Johnston outlined his case in The Lancet in 1942, but he remained a lone voice. For some mysterious reason, the medical establishment proved resistant to the claims of a Scottish GP who frothed from the mouth as his wife summoned paramedics. Johnston spent a decade hammering at a locked door. He grew embittered. He was denied funding by the Medical Research Council (MRC). The British Medical Journal, whose chairman, Johnston noted wryly, was a pipe-smoker, turned down his papers repeatedly.

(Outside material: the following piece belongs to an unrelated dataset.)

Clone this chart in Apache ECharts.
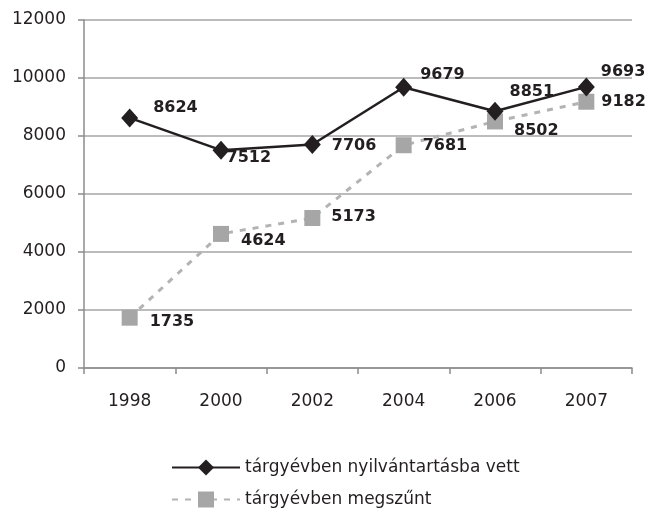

Meanwhile, Johnston developed a notion to burn down the offices of the British Medical Association in Tavistock Square (abandoned, presumably, on discovering he’d given away his lighter). Publicity was the key to progress, he reasoned, and he took to consulting Sylvia Pankhurst, daughter of the suffragette Emmeline, a dab hand at furthering difficult causes. She suggested Johnston approach Winston Churchill at a public event and slap the cigar from the prime ministerial mouth.
In 1948, Johnston made a final, desperate bid to the MRC for funds to prove the link between smoking and lung cancer, only to be told that two epidemiologists had just been tasked to undertake similar research. In 1950, Richard Doll and Bradford Hill announced that lung cancer had been linked definitively to tobacco use. In the process they did for the anti-smoking cause what Watson and Crick would go on to do for DNA, with an equal claim to posterity: “The funny thing,” says Ivor Johnston “was that father wasn’t upset as such. Rather, he was pleased his point had been accepted. He was interested more in people’s health and the evils of smoking than in his own reputation, which says a great deal about him, despite his quite intense single-mindedness.”
Lennox Johnston died in Hampshire aged 87, his final years taken up as a GP in Lymington and as president of the National Society of Non-Smokers. As Ivor recalls, he would have preferred to withhold treatment from those of his patients who smoked, prefiguring recent moves by the NHS in Hertfordshire. Prevented by the Hippocratic oath from doing so, though, he settled for shooting those patients really frosty looks. Similarly, Johnston never quite forgave his son for following him into general practice, not when there was a war to be fought. Yet he would have been gratified to know that his grandson, Professor Sebastian Lennox Johnston, became one of Britain’s leading lights in asthma research. History may have forgotten his pioneering grandfather – but the family’s clean-lunged legacy is one flame that won’t be extinguished any time soon.